Test Analysis

DOE-HDBK-1205-97

6. TEST ANALYSIS

Because tests are used to qualify trainees to do a job or task, it is important that they are

developed properly. If tests are constructed systematically and administered correctly, they

will have a high degree of reliability. The quality and effectiveness of tests should be

continuously monitored and improved where necessary. Analysis of test results provides

important input to the quality and effectiveness of tests. Whereas most instructors and test

developers are not required to perform complicated statistical analyses, an understanding of

some basic concepts is beneficial in interpreting and refining the testing process.

6.1 Reliability

Reliability is functionally defined as the consistency between two separate measurements

of the same thing. If a test gives perfectly consistent results, it would be perfectly reliable.

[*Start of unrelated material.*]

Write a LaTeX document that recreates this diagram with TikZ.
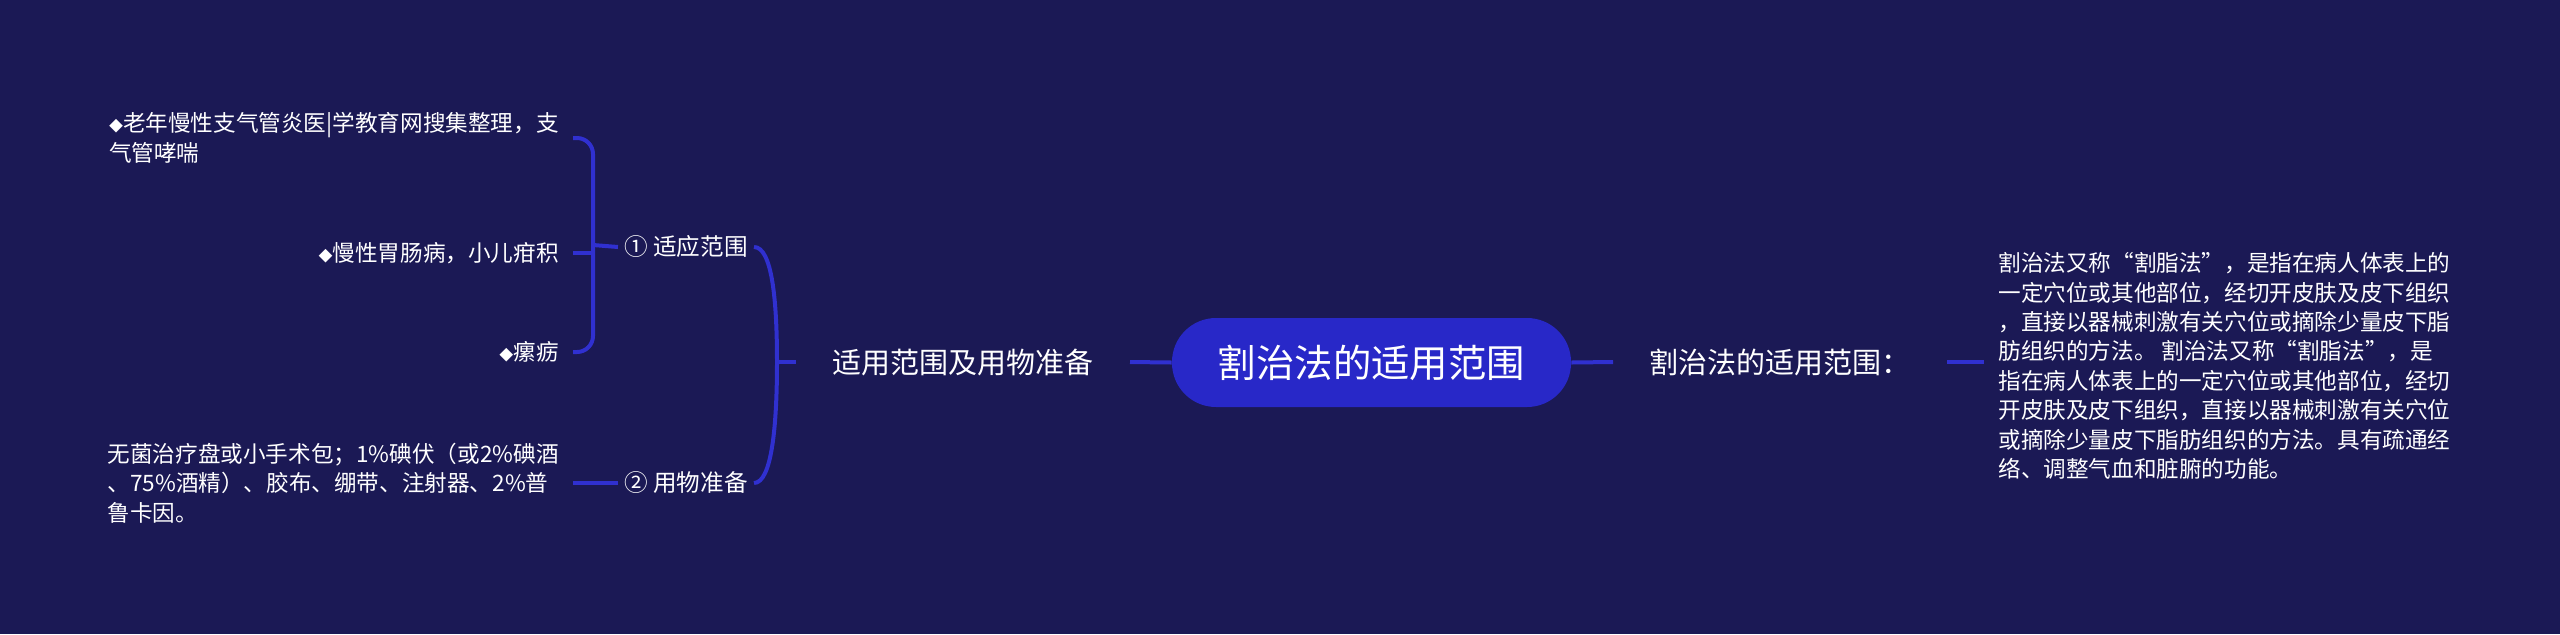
\documentclass[tikz,border=0pt]{standalone}
\usepackage{fontspec}
\setmainfont{Noto Sans CJK SC}
\usepackage{xcolor}
\definecolor{bgnavy}{RGB}{27,25,85}
\definecolor{rootblue}{RGB}{40,40,200}
\definecolor{linkblue}{RGB}{48,48,208}
\newcommand{\dia}{{\fontsize{7}{7}\selectfont ◆}}

\begin{document}
\begin{tikzpicture}[x=0.5pt,y=-0.5pt,
    link/.style={draw=linkblue, line width=2pt},
    rootnode/.style={fill=rootblue, text=white, rounded corners=22pt, minimum width=199.5pt, minimum height=44.5pt, inner sep=0pt, font=\fontsize{19.2}{22}\selectfont},
    branch/.style={text=white, inner xsep=18pt, inner ysep=0pt, font=\fontsize{14.5}{17}\selectfont},
    sub/.style={text=white, inner xsep=3pt, inner ysep=0pt, font=\fontsize{11.8}{14}\selectfont},
    leaf/.style={text=white, inner xsep=7pt, inner ysep=0pt, align=left, font=\fontsize{11.3}{14.7}\selectfont}]
    %set diagram size 2560 x 634
    \fill[bgnavy] (0,0) rectangle (2560,634);
    \useasboundingbox (0,0) rectangle (2560,634);

    % Root Node
    \node[rootnode] (root) at (1371.5,362.5) {割治法的适用范围};
    % Text Node
    \node[branch, anchor=east] (prep) at (1130,362) {适用范围及用物准备};
    % Text Node
    \node[branch, anchor=west] (scope) at (1613,362) {割治法的适用范围：};
    % Text Node
    \node[leaf, anchor=west] (detail) at (1984,366) {割治法又称“割脂法”，是指在病人体表上的\\一定穴位或其他部位，经切开皮肤及皮下组织\\，直接以器械刺激有关穴位或摘除少量皮下脂\\肪组织的方法。 割治法又称“割脂法”，是\\指在病人体表上的一定穴位或其他部位，经切\\开皮肤及皮下组织，直接以器械刺激有关穴位\\或摘除少量皮下脂肪组织的方法。具有疏通经\\络、调整气血和脏腑的功能。};
    % Text Node
    \node[sub, anchor=east] (range) at (754,247) {① 适应范围};
    % Text Node
    \node[sub, anchor=east] (supply) at (754,483) {② 用物准备};
    % Text Node
    \node[leaf, anchor=east] (bronch) at (573,138) {\dia 老年慢性支气管炎医|学教育网搜集整理，支\\气管哮喘};
    % Text Node
    \node[leaf, anchor=east] (gastro) at (573,253) {\dia 慢性胃肠病，小儿疳积};
    % Text Node
    \node[leaf, anchor=east] (scrof) at (573,352) {\dia 瘰疬};
    % Text Node
    \node[leaf, anchor=east] (tools) at (573,483) {无菌治疗盘或小手术包；1\%碘伏（或2\%碘酒\\、75\%酒精）、胶布、绷带、注射器、2\%普\\鲁卡因。};

    %Junctions
    \coordinate (jprep) at (777,362);
    \coordinate (jrange) at (593,245);

    %Straight Lines
    \draw[link] (root.west) -- (prep.east);
    \draw[link] (root.east) -- (scope.west);
    \draw[link] (scope.east) -- (scope.east -| detail.west);
    %Curve Lines
    \draw[link] (prep.west) -- (jprep);
    \draw[link] (jprep) .. controls (777,300) and (772,247) .. (range.east);
    \draw[link] (jprep) .. controls (777,424) and (772,483) .. (supply.east);
    %Bracket
    \draw[link] (range.west) -- (jrange);
    \draw[link, rounded corners=8pt] (bronch.east) -| (jrange) |- (scrof.east);
    \draw[link] (gastro.east) -- (gastro.east -| jrange);
    \draw[link] (tools.east) -- (supply.west);

\end{tikzpicture}
\end{document}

Reliability is generally not a problem with performance tests as long as conditions in the

evaluation situation remain constant. Reliability can be a problem with written tests

because test item construction can be difficult. Reliability can be affected by ambiguous

test items, multiple correct answers, typographic errors, adverse testing conditions,

interruptions, limited time, and complicated answer sheets. Trainee readiness and scoring

errors also affect test reliability.

The following examples illustrate how reliability or unreliability may be indicated as tests are

analyzed.

Example: Ten trainees were given test A on Monday and then again on Tuesday.

Assuming that nobody forgot anything overnight, the Tuesday test results

should be exactly the same as the Monday test results if test A is reliable.

Any significant difference would indicate test unreliability since nothing changed from

Monday to Tuesday. This is a form of test-retest reliability. The time period for this type of

reliability is variable. Longer time periods generally result in greater differences in test

results, but long time periods can determine the long-term stability of the test.